Seafood Scotland appoints new boss

Donna Fordyce has been appointed interim head of Seafood Scotland

SEAFOOD Scotland, the national trade body, has appointed Donna Fordyce as its interim head, replacing Patrick Hughes, who has been in the role since January 2017.

Fordyce has been Seafood Scotland’s industry engagement specialist for the past two years, working closely with businesses to identify new market opportunities.

She is already engaged with the industry at leadership level, having previously spent time as an observer on the Seafood Scotland board, been a member of the working group for Scottish Seafood Partnership, is a Projects Approval Committee (PAC) member for the European Maritime & Fisheries Fund (EMFF) and, with Hughes, co-authored the recently launched Seafood strategy Changing Tides.

John Anderson, chairman of Seafood Scotland, said: ‘Donna has a passion for the seafood industry and has excellent knowledge of how it operates, across a wide range of sub-sectors and supply chains.

‘She is hugely respected within the sector, making her the natural choice for the role.

The board looks forward to working alongside her on this path of strategic growth for the organisation.’

Fordyce said: ‘In an ever changing and uncertain landscape, it’s important now more than ever that Seafood Scotland is agile and ready to take on any opportunities or challenges the industry may face.

‘It’s an exciting time to be at the head of the organisation during what will be such a transformative period, but my focus is to continue to support and help grow the sector whilst working closely with the wider food and drink industry in Scotland.’

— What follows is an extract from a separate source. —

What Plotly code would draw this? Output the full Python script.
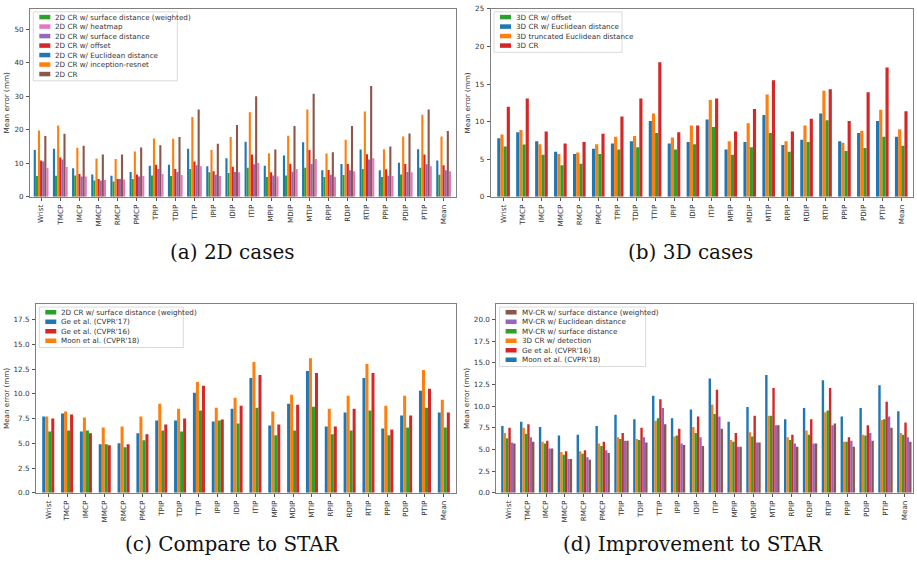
import plotly.graph_objects as go

W, H = 917, 562

categories = ["Wrist", "TMCP", "IMCP", "MMCP", "RMCP", "PMCP", "TPIP", "TDIP", "TTIP",
              "IPIP", "IDIP", "ITIP", "MPIP", "MDIP", "MTIP", "RPIP", "RDIP", "RTIP",
              "PPIP", "PDIP", "PTIP", "Mean"]

# ---------------- (a) 2D cases ----------------
a_weighted = [6.2, 6.3, 6.4, 4.9, 4.6, 5.3, 6.4, 6.2, 8.3, 7.3, 7.1, 8.7, 5.9, 6.4, 8.7, 5.9, 6.5, 8.3, 5.9, 6.7, 8.7, 6.6]
a_heatmap = [8.6, 8.9, 6.1, 5.0, 5.2, 6.2, 6.8, 6.5, 9.1, 6.2, 7.3, 10.1, 6.1, 8.3, 11.3, 6.0, 7.6, 11.5, 6.2, 7.3, 9.1, 7.6]
a_surface = [10.5, 11.1, 6.1, 4.9, 5.3, 6.1, 8.3, 7.4, 9.4, 6.6, 7.4, 9.7, 6.4, 7.5, 9.8, 6.6, 7.9, 11.1, 6.3, 7.4, 9.7, 7.9]
a_offset = [10.8, 11.7, 6.8, 5.3, 5.3, 6.7, 9.6, 8.3, 10.5, 7.6, 9.0, 12.6, 7.3, 9.9, 14.0, 8.0, 9.8, 12.7, 8.2, 9.8, 12.6, 9.4]
a_euclid = [14.0, 14.3, 8.5, 6.7, 6.3, 7.4, 9.3, 9.6, 14.3, 9.1, 11.5, 16.4, 9.3, 12.3, 16.3, 7.9, 9.8, 14.1, 7.9, 10.2, 14.2, 10.8]
a_inception = [19.8, 21.3, 14.6, 11.4, 11.3, 13.5, 17.4, 17.3, 23.8, 14.0, 17.8, 25.2, 13.0, 18.2, 26.0, 12.9, 17.0, 25.4, 14.2, 18.0, 24.5, 18.0]
a_cr = [18.1, 18.8, 15.2, 12.6, 12.6, 14.7, 15.4, 17.8, 26.0, 15.8, 21.4, 30.0, 14.1, 21.1, 30.7, 13.3, 21.1, 33.0, 15.0, 18.9, 26.0, 19.6]

# ---------------- (b) 3D cases ----------------
b_offset = [6.7, 6.95, 5.6, 4.2, 4.4, 5.7, 6.3, 6.6, 8.5, 6.3, 7.0, 9.3, 5.6, 6.6, 8.5, 6.0, 7.3, 10.2, 6.1, 6.5, 8.0, 6.8]
b_euclid = [7.8, 8.6, 7.4, 6.0, 5.7, 6.4, 7.1, 7.4, 10.1, 7.1, 7.3, 10.3, 6.3, 7.3, 10.9, 6.9, 7.6, 11.1, 7.4, 8.5, 10.1, 8.0]
b_trunc = [8.3, 8.9, 7.0, 5.7, 5.9, 7.0, 8.0, 8.1, 11.1, 7.9, 9.5, 12.9, 7.4, 9.8, 13.6, 7.4, 9.5, 14.1, 7.2, 8.8, 11.6, 9.0]
b_cr = [12.0, 13.1, 8.7, 7.1, 7.3, 8.4, 10.7, 13.1, 17.9, 8.6, 9.5, 13.1, 8.7, 11.7, 15.5, 8.7, 10.4, 14.3, 10.1, 13.9, 17.2, 11.4]

# ---------------- (c) Compare to STAR ----------------
c_weighted = [6.2, 6.3, 6.3, 4.9, 4.6, 5.3, 6.3, 6.2, 8.3, 7.3, 7.0, 8.6, 5.8, 6.3, 8.7, 5.9, 6.3, 8.3, 5.8, 6.6, 8.6, 6.6]
c_ge17 = [7.7, 8.0, 6.2, 4.9, 5.0, 6.0, 7.3, 7.3, 10.1, 7.2, 8.5, 11.6, 6.8, 9.0, 12.3, 6.7, 8.1, 11.6, 6.5, 7.8, 10.3, 8.1]
c_ge16 = [7.5, 7.9, 6.0, 4.8, 4.9, 5.9, 6.9, 7.5, 10.8, 7.4, 8.8, 11.9, 6.9, 8.9, 12.1, 6.7, 8.5, 12.1, 6.4, 7.8, 10.5, 8.1]
c_moon = [7.7, 8.2, 7.6, 6.6, 6.7, 7.7, 9.0, 8.5, 11.2, 8.6, 9.6, 13.2, 8.2, 9.9, 13.6, 8.5, 9.8, 13.0, 8.8, 9.8, 12.4, 9.4]

# ---------------- (d) Improvement to STAR ----------------
d_mv_weighted = [5.7, 5.9, 5.1, 3.9, 3.8, 4.6, 6.0, 5.8, 7.9, 5.5, 5.4, 7.4, 5.3, 5.8, 7.8, 5.3, 5.7, 8.0, 5.3, 6.0, 7.5, 5.9]
d_mv_euclid = [5.8, 6.4, 5.1, 3.9, 4.1, 4.9, 6.0, 6.4, 9.8, 5.7, 6.4, 8.8, 5.3, 5.8, 7.8, 5.7, 5.7, 7.8, 6.0, 6.9, 8.8, 6.4]
d_mv_surface = [6.3, 6.8, 5.7, 4.4, 4.5, 5.4, 6.2, 6.1, 8.6, 6.6, 6.9, 9.1, 5.9, 6.5, 8.9, 6.1, 6.7, 9.5, 5.9, 6.6, 8.5, 6.7]
d_detection = [6.9, 7.5, 5.9, 4.7, 4.8, 5.7, 6.4, 6.2, 8.3, 6.5, 7.6, 10.2, 6.1, 7.0, 8.9, 6.4, 7.2, 9.3, 5.9, 6.7, 8.4, 6.9]
d_ge16 = [7.5, 7.9, 6.0, 4.8, 4.9, 5.9, 6.9, 7.5, 10.8, 7.4, 8.8, 11.9, 6.9, 8.9, 12.1, 6.7, 8.5, 12.1, 6.4, 7.8, 10.5, 8.1]
d_moon = [7.7, 8.2, 7.6, 6.6, 6.7, 7.7, 9.0, 8.5, 11.2, 8.6, 9.6, 13.2, 8.2, 9.9, 13.6, 8.5, 9.8, 13.0, 8.8, 9.8, 12.4, 9.4]

captions = ["(a) 2D cases", "(b) 3D cases", "(c) Compare to STAR", "(d) Improvement to STAR"]
y_title = "Mean error (mm)"

C = {"blue": "#1f77b4", "orange": "#ff7f0e", "green": "#2ca02c", "red": "#d62728",
     "purple": "#9467bd", "brown": "#8c564b", "pink": "#e377c2"}

panels = [
    dict(area=(30, 5, 455.5, 196), yrange=[0, 56], dtick=10, fmt="d", bw=0.11, xr=[-0.58, 21.62],
         legend_w=144, caption_xy=(232, 252),
         series=[("2D CR w/ Euclidean distance", a_euclid, "blue"),
                 ("2D CR w/ surface distance (weighted)", a_weighted, "green"),
                 ("2D CR w/ inception-resnet", a_inception, "orange"),
                 ("2D CR w/ offset", a_offset, "red"),
                 ("2D CR w/ surface distance", a_surface, "purple"),
                 ("2D CR", a_cr, "brown"),
                 ("2D CR w/ heatmap", a_heatmap, "pink")],
         legend=["2D CR w/ surface distance (weighted)", "2D CR w/ heatmap", "2D CR w/ surface distance",
                 "2D CR w/ offset", "2D CR w/ Euclidean distance", "2D CR w/ inception-resnet", "2D CR"]),
    dict(area=(490.7, 5, 913, 196), yrange=[0, 25], dtick=5, fmt="d", bw=0.167, xr=[-0.68, 21.62],
         legend_w=128, caption_xy=(690, 252),
         series=[("3D CR w/ Euclidean distance", b_euclid, "blue"),
                 ("3D truncated Euclidean distance", b_trunc, "orange"),
                 ("3D CR w/ offset", b_offset, "green"),
                 ("3D CR", b_cr, "red")],
         legend=["3D CR w/ offset", "3D CR w/ Euclidean distance", "3D truncated Euclidean distance", "3D CR"]),
    dict(area=(36, 305, 455.5, 496.7), yrange=[0, 19.06], dtick=2.5, fmt=".1f", bw=0.16, xr=[-0.65, 21.62],
         legend_w=144, caption_xy=(232, 549),
         series=[("Ge et al. (CVPR'17)", c_ge17, "blue"),
                 ("Moon et al. (CVPR'18)", c_moon, "orange"),
                 ("2D CR w/ surface distance (weighted)", c_weighted, "green"),
                 ("Ge et al. (CVPR'16)", c_ge16, "red")],
         legend=["2D CR w/ surface distance (weighted)", "Ge et al. (CVPR'17)", "Ge et al. (CVPR'16)",
                 "Moon et al. (CVPR'18)"]),
    dict(area=(496.3, 305, 913, 496.7), yrange=[0, 21.78], dtick=2.5, fmt=".1f", bw=0.127, xr=[-0.64, 21.46],
         legend_w=146, caption_xy=(693, 549),
         series=[("Moon et al. (CVPR'18)", d_moon, "blue"),
                 ("3D CR w/ detection", d_detection, "orange"),
                 ("MV-CR w/ surface distance", d_mv_surface, "green"),
                 ("Ge et al. (CVPR'16)", d_ge16, "red"),
                 ("MV-CR w/ Euclidean distance", d_mv_euclid, "purple"),
                 ("MV-CR w/ surface distance (weighted)", d_mv_weighted, "brown")],
         legend=["MV-CR w/ surface distance (weighted)", "MV-CR w/ Euclidean distance",
                 "MV-CR w/ surface distance", "3D CR w/ detection", "Ge et al. (CVPR'16)",
                 "Moon et al. (CVPR'18)"]),
]


def px(x):
    return x / W


def py(y):
    return 1 - y / H


FONT = "DejaVu Sans"
FS = 7.2
fig = go.Figure()
shapes = []
annotations = []

for k, p in enumerate(panels):
    sfx = "" if k == 0 else str(k + 1)
    xa, ya = "x" + sfx, "y" + sfx
    x0, y0, x1, y1 = p["area"]
    n = len(p["series"])
    bw = p["bw"]
    color_of = {}
    for i, (name, vals, col) in enumerate(p["series"]):
        color_of[name] = C[col]
        fig.add_trace(go.Bar(
            x=categories, y=vals, name=name, xaxis=xa, yaxis=ya,
            width=bw, offset=-n * bw / 2 + i * bw,
            marker=dict(color=C[col], line=dict(width=0)),
            showlegend=False,
            hovertemplate="%{x}: %{y}<extra>" + name + "</extra>",
        ))
    axis_common = dict(showline=True, mirror=True, linecolor="#808080", linewidth=1,
                       ticks="outside", ticklen=3, tickcolor="#555", tickwidth=0.8,
                       showgrid=False, zeroline=False,
                       tickfont=dict(family=FONT, size=FS, color="#333"))
    fig.layout["xaxis" + sfx] = dict(
        domain=[px(x0), px(x1)], anchor=ya, type="category",
        range=p["xr"], tickangle=-90, ticklabelstandoff=1, **axis_common)
    fig.layout["yaxis" + sfx] = dict(
        domain=[py(y1), py(y0)], anchor=xa, range=p["yrange"], dtick=p["dtick"], tick0=0,
        tickformat=p["fmt"], ticklabelstandoff=1,
        title=dict(text=y_title, font=dict(family=FONT, size=FS, color="#333"), standoff=3),
        **axis_common)

    # legend box (drawn like the matplotlib legend)
    lx0, ly0 = x0 + 3.3, y0 + 3
    nleg = len(p["legend"])
    lh = 9.65
    shapes.append(dict(type="rect", xref="paper", yref="paper",
                       x0=px(lx0), x1=px(lx0 + p["legend_w"]),
                       y0=py(ly0 + nleg * lh + 2.5), y1=py(ly0),
                       line=dict(color="#d0d0d0", width=0.8), fillcolor="rgba(255,255,255,0.8)",
                       layer="above"))
    for j, name in enumerate(p["legend"]):
        cy = ly0 + 5.3 + j * lh
        shapes.append(dict(type="rect", xref="paper", yref="paper",
                           x0=px(lx0 + 6), x1=px(lx0 + 17), y0=py(cy + 2.3), y1=py(cy - 2.3),
                           line=dict(width=0), fillcolor=color_of[name], layer="above"))
        annotations.append(dict(text=name, xref="paper", yref="paper",
                                x=px(lx0 + 20), y=py(cy), xanchor="left", yanchor="middle",
                                showarrow=False, font=dict(family=FONT, size=FS, color="#333")))
    cx, cy = p["caption_xy"]
    annotations.append(dict(text=captions[k], xref="paper", yref="paper", x=px(cx), y=py(cy),
                            xanchor="center", yanchor="middle", showarrow=False,
                            font=dict(family="DejaVu Serif", size=20, color="#111")))

fig.update_layout(
    width=W, height=H, margin=dict(l=0, r=0, t=0, b=0),
    paper_bgcolor="white", plot_bgcolor="white",
    barmode="overlay", showlegend=False,
    shapes=shapes, annotations=annotations,
)

fig.write_html("out.html", config={"displayModeBar": False},
               post_script="document.body.style.margin='0';document.body.style.overflow='hidden';")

Hughes, who resigned to pursue a role at another organisation, had been integral to the sector’s Brexit discussions, both as head of Seafood Scotland and as part of the Scottish government Resilience Group. He also sat on a Defra business panel, which is more targeted at free trade agreements and where the markets should be focused post Brexit.

Last month he told Fish Farmer that concerns in the seafood sector over exports to Europe in a no-deal Brexit were more focused on the UK than the French side of the Channel.